Reflect On Your Own Childhood
Many of us want to parent differently from our parents. Even those who had a good upbringing and a happy childhood may want to change some aspects of how they were brought up. But very often, when we open our mouths, we speak just like our parents did.
Reflecting on our own childhood is a step towards understanding why we parent the way we do. Make note of things you’d like to change and think of how you’d do it differently in a real scenario. Try to be mindful and change your behavior the next time those issues come up. Don’t give up if you don’t succeed at first. It takes practice, lots of practice to consciously change one’s child upbringing methods.
Take Care Of Your Own Well-Being
Parents need relief too. Pay attention to your own well-being. Often, things such as your own health or the health of your marriage are kept on the back burner when a child is born.
If you don’t pay attention to them, they will become bigger problems down the road. Take time to strengthen your relationship with your spouse. Don’t be afraid to ask for parenting help. Having some “me time” for self-care is important to rejuvenate the mind. How parents may take care of themselves physically and mentally will make a big difference in their parenting and family life. If these two areas fail, your child will suffer, too.
Do Not Spank Your Child
No doubt, to some parents, spanking can bring about short-term compliance which sometimes is a much-needed relief for the parents. However, this method doesn’t teach the child right from wrong. It only teaches the child to fear external consequences.

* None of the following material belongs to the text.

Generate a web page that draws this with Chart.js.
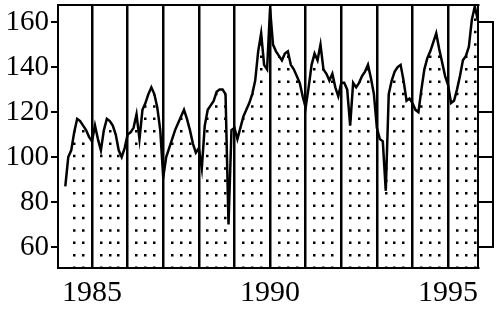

The child is then motivated to avoid getting caught instead. Spanking your child is modeling to your child that he/she can resolve issues by violence9. Children who are spanked, smacked, or hit is more prone to fighting with other children. They are more likely to become bullies and to use verbal/physical aggression to solve disputes. Later in life, they are also more likely to result in delinquency and antisocial behavior, worse parent-child relationships, mental health issues, and domestic violence victims or abusers.
Always Keep Your Parenting Goal In Perspective
What is your goal of raising a child? If you’re like most parents, you want your child to do well in school, be productive, be responsible and independent, be respectful, enjoy meaningful relationships with you and others, be caring and compassionate, and have a happy, healthy and fulfilling life. But how much time do you spend working towards those goals? If you’re like most parents, you probably spend most of the time just trying to get through the day. To not let the survival mode dominate your life, step back the next time you feel angry or frustrated.
Think about what anger and frustration will do for you or your child. Instead, find ways to turn every negative experience into a learning opportunity for him/her. Even epic tantrums can be turned into invaluable brain-sculpting moments.
Use The Latest Neurological And Psychological Research
Parenting is one of the most researched fields in psychology. Many parenting techniques, practices, or traditions have been scientifically researched, verified, refined, or refuted. Using scientific knowledge is of course not a one-size-fits-all strategy.
Every child is different. Even within the best parenting style, you can choose many different effective parenting practices according to your child’s temperament. For example, besides spanking, there are many better alternatives, e.g. redirection, reasoning, removing privileges, time-in, etc. You can choose the non-punitive discipline method that works best for your child.